Dopo l’annuncio del ritorno in concorso alla Mostra di Venezia per Gianni Amelio a distanza di nove anni dal suo film più inutile, L’intrepido.
Nel frattempo con Hammamet e La tenerezza, Amelio sembra aver ritrovato una certa felicità espressiva.
Il signore delle formiche racconta il caso Braibanti, con il processo all’intellettuale milanese accusato di plagio, in un processo passato alla storia.
Il drammaturgo e poeta Aldo Braibanti fu condannato a nove anni di reclusione con l’accusa di plagio, cioè di aver sottomesso alla sua volontà, in senso fisico e psicologico, un suo studente e amico da poco maggiorenne. Il ragazzo, per volere della famiglia, venne rinchiuso in un ospedale psichiatrico e sottoposto a una serie di devastanti elettroshock, perché “guarisse” da quell’influsso “diabolico”. Alcuni anni dopo, il reato di plagio venne cancellato dal codice penale.

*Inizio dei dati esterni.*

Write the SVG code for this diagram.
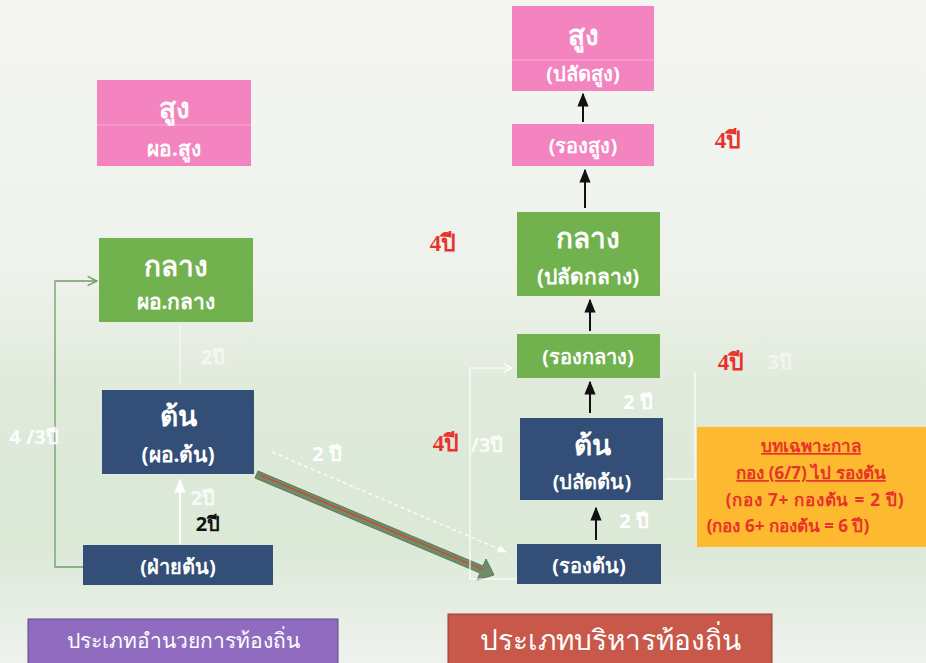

Ma in realtà era servito per mettere sotto accusa i “diversi” di ogni genere, i fuorilegge della norma. Prendendo spunto da fatti realmente accaduti, il film racconta una storia a più voci, dove, accanto all’imputato, prendono corpo i famigliari e gli amici, gli accusatori e i sostenitori, e un’opinione pubblica per lo più distratta o indifferente. Solo un giornalista s’impegna a ricostruire la verità, affrontando sospetti e censure.
Nel cast Luigi Lo Cascio, Elio Germano, Sara Serraiocco e per la prima volta Leonardo Maltese.